Organisation mondiale de la Santé (OMS), 2017.

Retour et réintégration

Les expériences sexospécifiques de la migration influencent aussi le retour des hommes et des femmes dans leur pays d’origine. Par exemple, le retour des migrants dans le secteur informel peut être nécessaire en raison d'un retour forcé, de la crainte d’être arrêté, de conditions non protégées ou d’exploitation. Cette situation peut affecter de manière disproportionnée les femmes migrantes si des facteurs restreignent leur accès à la migration régulière vers le secteur formel.

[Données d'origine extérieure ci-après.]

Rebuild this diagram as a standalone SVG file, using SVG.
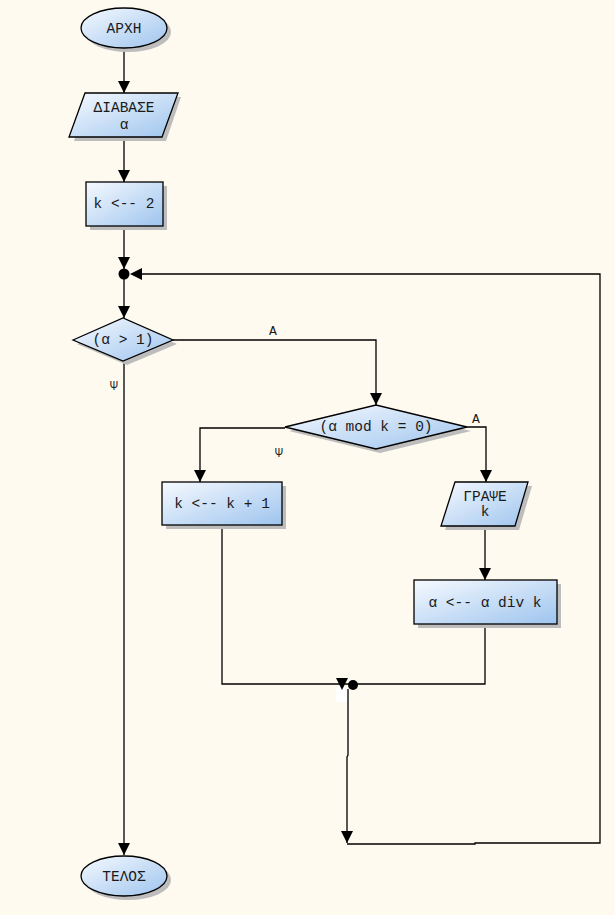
<svg xmlns="http://www.w3.org/2000/svg" width="615" height="915" viewBox="0 0 615 915">
<defs>
<linearGradient id="fill" x1="0" y1="0" x2="1" y2="1">
<stop offset="0" stop-color="#F6FAFF"/>
<stop offset="1" stop-color="#9EC4EE"/>
</linearGradient>
<marker id="arr" viewBox="0 0 12 12" refX="12" refY="6" markerWidth="12" markerHeight="12" markerUnits="userSpaceOnUse" orient="auto">
<path d="M0,0 L12,6 L0,12 z" fill="#000"/>
</marker>
</defs>
<style>
.bg{fill:#FFFAEF}
.shape{fill:url(#fill);stroke:#000;stroke-width:1.3}
.shadow{fill:#BDBDBD;stroke:none}
.t{font-family:"Liberation Mono","Courier New",monospace;font-size:14.5px;fill:#1a1a1a;text-anchor:middle;dominant-baseline:central}
.lbl{font-family:"Liberation Mono","Courier New",monospace;font-size:13px;fill:#1a1a1a;text-anchor:middle;dominant-baseline:central}
.c{fill:none;stroke:#000;stroke-width:1.3}
.ca{fill:none;stroke:#000;stroke-width:1.3;marker-end:url(#arr)}
</style>
<rect class="bg" x="0" y="0" width="615" height="915"/>

<g id="connectors">
<path class="ca" d="M124,48 L124,93"/>
<path class="ca" d="M124,137 L124,182"/>
<path class="ca" d="M124,226 L124,269"/>
<path class="ca" d="M124,279 L124,318"/>
<path class="ca" d="M173,340 L376,340 L376,405"/>
<path class="ca" d="M124,361 L124,855"/>
<path class="ca" d="M285,428 L200,428 L200,482"/>
<path class="ca" d="M467,427 L486,427 L486,482"/>
<path class="ca" d="M485,526 L485,580"/>
<path class="c" d="M222,525 L222,684 L350,684"/>
<path class="c" d="M485,624 L485,684 L356,684"/>
<rect x="336" y="687" width="11" height="15" fill="#FFFFFF"/>
<path d="M336,678 L348,678 L342,690 z" fill="#000"/>
<circle cx="353" cy="685" r="5" fill="#000"/>
<path class="ca" d="M348,689 L348,755 L347,757 L347,843"/>
<path class="c" d="M347,844 L475,844 L475,843 L600,843 L600,274 L142,274"/>
<path d="M142,268 L142,280 L130,274 z" fill="#000"/>
<circle cx="124" cy="274" r="5.5" fill="#000"/>
<text class="lbl" x="273" y="331">Α</text>
<text class="lbl" x="114" y="386">Ψ</text>
<text class="lbl" x="279" y="453">Ψ</text>
<text class="lbl" x="476" y="419">Α</text>
</g>

<g id="start">
<ellipse class="shadow" cx="128" cy="32" rx="43" ry="20"/>
<ellipse class="shape" cx="124" cy="28" rx="43" ry="20"/>
<text class="t" x="124" y="29">ΑΡΧΗ</text>
</g>

<g id="read">
<polygon class="shadow" points="89,97 181,97 166,141 74,141"/>
<polygon class="shape" points="85,93 178,93 162,137 69,137"/>
<text class="t" x="124" y="108">ΔΙΑΒΑΣΕ</text>
<text class="t" x="124" y="125">α</text>
</g>

<g id="init">
<rect class="shadow" x="90" y="186" width="77" height="44"/>
<rect class="shape" x="86" y="182" width="77" height="44"/>
<text class="t" x="124" y="204">k &lt;-- 2</text>
</g>

<g id="cond1">
<polygon class="shadow" points="77,344 127,322 177,344 127,365"/>
<polygon class="shape" points="73,340 123,318 173,340 123,361"/>
<text class="t" x="123" y="340">(α &gt; 1)</text>
</g>

<g id="cond2">
<polygon class="shadow" points="289,431 380,409 471,431 380,453"/>
<polygon class="shape" points="285,427 376,405 467,427 376,449"/>
<text class="t" x="376" y="427">(α mod k = 0)</text>
</g>

<g id="inc">
<rect class="shadow" x="166" y="486" width="120" height="43"/>
<rect class="shape" x="162" y="482" width="120" height="43"/>
<text class="t" x="222" y="504">k &lt;-- k + 1</text>
</g>

<g id="write">
<polygon class="shadow" points="459,486 532,486 519,530 445,530"/>
<polygon class="shape" points="455,482 528,482 515,526 441,526"/>
<text class="t" x="485" y="497">ΓΡΑΨΕ</text>
<text class="t" x="485" y="512">k</text>
</g>

<g id="div">
<rect class="shadow" x="418" y="584" width="143" height="44"/>
<rect class="shape" x="414" y="580" width="143" height="44"/>
<text class="t" x="485" y="603">α &lt;-- α div k</text>
</g>

<g id="end">
<ellipse class="shadow" cx="128" cy="880" rx="43" ry="20"/>
<ellipse class="shape" cx="124" cy="876" rx="43" ry="20"/>
<text class="t" x="124" y="877">ΤΕΛΟΣ</text>
</g>
</svg>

Dans les situations de déplacement, le retour peut à nouveau être dicté par des notions sexospécifiques de sûreté et de sécurité, le retour étant alors vu comme l’occasion de se reconstruire ou de se réinstaller.

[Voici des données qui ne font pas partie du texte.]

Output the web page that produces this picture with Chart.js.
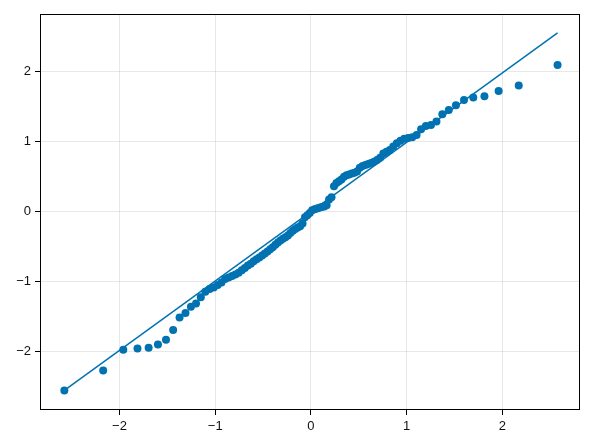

Le retour et la réintégration des migrants peuvent entraîner une perturbation et un bouleversement dans les équilibres de genre dans les communautés d’origine, surtout si les normes sexospécifiques ont changé suite à la migration. En effet, il se peut que les hommes prennent plus de responsabilités familiales, ou que les femmes prennent plus le contrôle des ressources économiques (Hennebry, Grass et Mclaughlin, 2016). Ils peuvent affronter des problèmes physiques et/ou psychologiques, ainsi que la stigmatisation (Brunovskis et Surtees, 2012).

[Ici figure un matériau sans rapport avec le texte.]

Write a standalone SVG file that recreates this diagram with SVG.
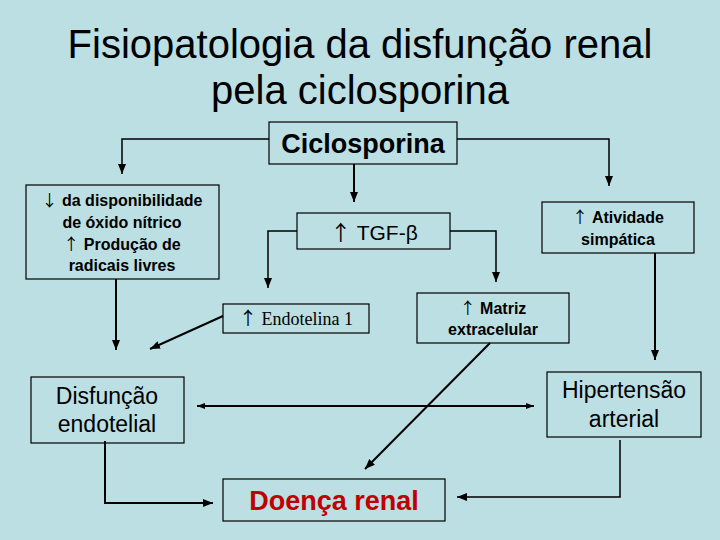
<svg xmlns="http://www.w3.org/2000/svg" width="720" height="540" viewBox="0 0 720 540">
<defs>
<style>
.box{fill:none;stroke:#000;stroke-width:1.2}
.t{font-family:"Liberation Sans",Arial,"DejaVu Sans",sans-serif;fill:#000;text-anchor:middle}
.b{font-weight:bold}
.ar{font-family:"Noto Sans CJK SC","DejaVu Sans",sans-serif;font-weight:normal}
.c{fill:none;stroke:#000;stroke-width:2}
.thin{stroke-width:1.5}
</style>
<marker id="ah" viewBox="0 0 10 8" refX="10" refY="4" markerWidth="10" markerHeight="8" markerUnits="userSpaceOnUse" orient="auto-start-reverse"><path d="M0,0 L10,4 L0,8 z" fill="#000"/></marker>
<marker id="sm" viewBox="0 0 8 6" refX="8" refY="3" markerWidth="8" markerHeight="6" markerUnits="userSpaceOnUse" orient="auto-start-reverse"><path d="M0,0 L8,3 L0,6 z" fill="#000"/></marker>
</defs>
<rect width="720" height="540" fill="#bbdfe3"/>
<g id="title">
<text class="t" x="360" y="58" font-size="40">Fisiopatologia da disfunção renal</text>
<text class="t" x="360" y="104" font-size="40">pela ciclosporina</text>
</g>
<g id="connectors">
<path class="c thin" d="M269,139 H122 V174" marker-end="url(#ah)"/>
<path class="c" d="M354,164 V202" marker-end="url(#ah)"/>
<path class="c thin" d="M457,139 H609 V186" marker-end="url(#ah)"/>
<path class="c thin" d="M297,231 H268 V288" marker-end="url(#ah)"/>
<path class="c thin" d="M450,231 H496 V282" marker-end="url(#ah)"/>
<path class="c" d="M655,253 V360" marker-end="url(#ah)"/>
<path class="c" d="M116,279 V350" marker-end="url(#ah)"/>
<path class="c" d="M223,316 L150,349" marker-end="url(#ah)"/>
<path class="c" d="M490,343 L365,469" marker-end="url(#ah)"/>
<path class="c" d="M197,406 H534" marker-start="url(#sm)" marker-end="url(#sm)"/>
<path class="c" d="M105,441 V503 H213" marker-end="url(#ah)"/>
<path class="c thin" d="M620,440 V497 H457" marker-end="url(#ah)"/>
</g>
<g id="ciclosporina">
<rect class="box" x="269" y="122" width="188" height="42"/>
<text class="t b" x="363" y="153" font-size="27">Ciclosporina</text>
</g>
<g id="no">
<rect class="box" x="26" y="185" width="193" height="94"/>
<text class="t b" x="122" y="206" font-size="16"><tspan class="ar">↓</tspan> da disponibilidade</text>
<text class="t b" x="122" y="228" font-size="16">de óxido nítrico</text>
<text class="t b" x="122" y="250" font-size="16"><tspan class="ar">↑</tspan> Produção de</text>
<text class="t b" x="122" y="271" font-size="16">radicais livres</text>
</g>
<g id="tgf">
<rect class="box" x="297" y="213" width="153" height="36"/>
<text class="t" x="374" y="240" font-size="21"><tspan class="ar">↑</tspan> TGF-β</text>
</g>
<g id="atividade">
<rect class="box" x="542" y="202" width="152" height="51"/>
<text class="t b" x="618" y="223" font-size="16"><tspan class="ar">↑</tspan> Atividade</text>
<text class="t b" x="618" y="245" font-size="16">simpática</text>
</g>
<g id="endotelina">
<rect class="box" x="223" y="304" width="146" height="29"/>
<text class="t" x="296" y="325" font-size="18" style="font-family:'Liberation Serif','Times New Roman',serif"><tspan class="ar">↑</tspan> Endotelina 1</text>
</g>
<g id="matriz">
<rect class="box" x="417" y="293" width="152" height="50"/>
<text class="t b" x="493" y="314" font-size="16"><tspan class="ar">↑</tspan> Matriz</text>
<text class="t b" x="493" y="335" font-size="16">extracelular</text>
</g>
<g id="disfuncao">
<rect class="box" x="31" y="377" width="153" height="66"/>
<text class="t" x="107" y="404" font-size="23">Disfunção</text>
<text class="t" x="107" y="432" font-size="23">endotelial</text>
</g>
<g id="hipertensao">
<rect class="box" x="547" y="372" width="154" height="65"/>
<text class="t" x="624" y="398" font-size="23">Hipertensão</text>
<text class="t" x="624" y="427" font-size="23">arterial</text>
</g>
<g id="doenca">
<rect class="box" x="223" y="479" width="222" height="42"/>
<text class="t b" x="334" y="510" font-size="27" style="fill:#c00000">Doença renal</text>
</g>
</svg>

La réintégration de ces personnes requiert un éventail de services différenciés et un soutien spécifique qui manque souvent (voir « Retour et réintégration des migrants »). Les services qui prennent en compte les éléments sexospécifiques de la migration peuvent favoriser une réintégration pérenne. Il est également important de développer des stratégies de sensibilisation, et de rassurer les migrants de retour sur le fait qu’il est acceptable de chercher du soutien après des expériences migratoires négatives ou d’exploitation. Les hommes et les garçons en particulier hésitent à faire remonter de tels incidents en raison de menaces ressenties de stigmatisation, d’échec ou de faiblesse (Maulik et Petrozzielo, 2017).

Policy Approaches
Assistance sexospécifique aux migrants de retour dans leur pays d'origine
  • S’assurer que les services de réintégration tiennent compte de la dimension de genre en fonction des circonstances spécifiques du retour des migrants (femmes, hommes ou non-binaires).
  • Procéder à une évaluation des compétences des travailleurs retournant dans leur pays d’origine, afin d’assurer une réintégration réussie permettant de valoriser au maximum les nouvelles compétences acquises. S’assurer que tous les groupes sexospécifiques participent aux diverses mesures et en bénéficient vraiment.
  • Proposer des formations professionnelles ainsi que des services de réintégration sexospécifiques. Par exemple, les femmes migrantes qui retournent dans leur pays pourraient bénéficier d'un capital d’amorçage leur permettant de créer une entreprise et ainsi d'avoir conscience qu’il existe une vie après la migration.
  • Fournir des services psychosociaux et des prestations de conseil non seulement aux femmes, mais aussi aux membres d’autres groupes sexospécifiques parfois moins enclins à signaler des expériences de migration négatives ou abusives de peur d’être stigmatisés.
Messages clés
  • Les femmes migrantes tendent à avoir des besoins sexospécifiques en termes de services de santé et de protection sociale (tels que les questions de santé reproductive) et plus de responsabilités au sein de la famille. Cependant, elles sont plus susceptibles d’être exclues de l’accès aux assurances et à la protection sociale, soit parce qu’elles ne travaillent pas, soit parce qu’elles travaillent dans des secteurs qui ne proposent pas d’avantages formels.
  • Les types de déplacement, la langue, la discrimination et les perceptions peuvent créer des obstacles à l’accès aux services fondés sur le genre.
  • Les migrants font face à de nombreux problèmes structurels quand ils tentent d’accéder aux services à leur retour dans leur pays d’origine. Il s'agit notamment de surmonter les traumatismes liés au genre vécus durant la migration, et faire reconnaître les compétences acquises à l’étranger, en particulier dans les secteurs d’emploi féminisés.